Do ponto de vista estratégico a operação mostra adaptação das forças americanas a natureza do conflito, utilizando meios assimétricos de inteligência e capacidade operacional a seu favor. E há a meu ver uma justiça poética na morte de Osama tendo a mesma oportunidade de se defender que ele deu as suas milhares de vítimas. E do ponto de vista moral há uma enorme diferença entre alguém inocente e alguém responsável por assassinatos em massa, qualquer um que ignore isso é no mínimo intelectualmente desonesto.
Do ponto de vista do moral das tropas nada pior poderia ter acontecido para os homens de Bin Laden de que ter seu líder morto pelos inimigos, pego de surpresa, incapaz de se defender, longe de ser o guerreiro modelo. E para as tropas americanas é uma rara boa notícia em guerras difíceis, longe de casa.

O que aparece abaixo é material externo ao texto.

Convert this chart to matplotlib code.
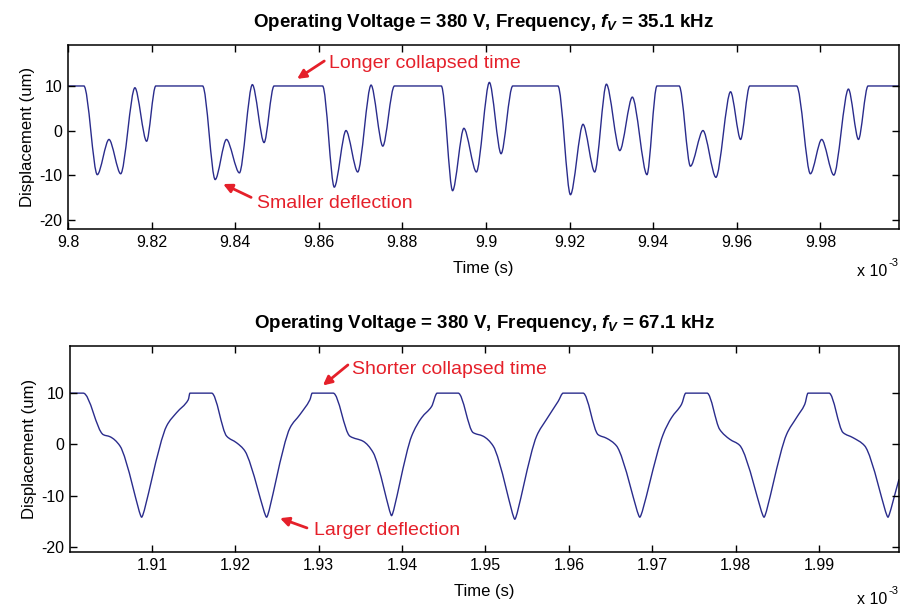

E do ponto de vista simbólico bem colocou o presidente Obama hoje, em Nova Iorque, em um quartel dos bombeiros que perdeu 15 homens, em 11 de setembro:
“What happened on Sunday, because of the courage of our military and the outstanding work of our intelligence, sent a message around the world, but also sent a message here back home,” […] “That when we say, ‘we will never forget,’ we mean what we say; that our commitment to making sure that justice is done is something that transcended politics.”
“O que ocorreu domingo se deveu a coragem dos nossos militares e o excepcional trabalho de nossa inteligência e enviou uma mensagem ao redor do mundo, mas também mandou uma mensagem aqui em casa [EUA]” [...] “Quando nós dizemos “Nós não esqueceremos” estamos falando sério, que nosso compromisso para ter certeza que se faça justiça é algo que transcende a política”. [Tradução Livre]
Claro que outras opiniões podem existir, mas a minha é essa não havia alternativa que fosse mais vantajosa do que eliminar Osama. A invasão ao Paquistão é algo que pode ser contornável, no final das contas os riscos foram por muito superados pelos benefícios. No ponto de vista moral não vejo objeções na morte de alguém assumidamente culpado e do ponto de vista dos Direitos Humanos nada pode garantir que ele obedeceu as ordens e se rendeu apropriadamente.
Cheguem a suas próprias conclusões, mas avaliem com cuidado a agenda de comentaristas e analistas, inclusiva a minha, por que não.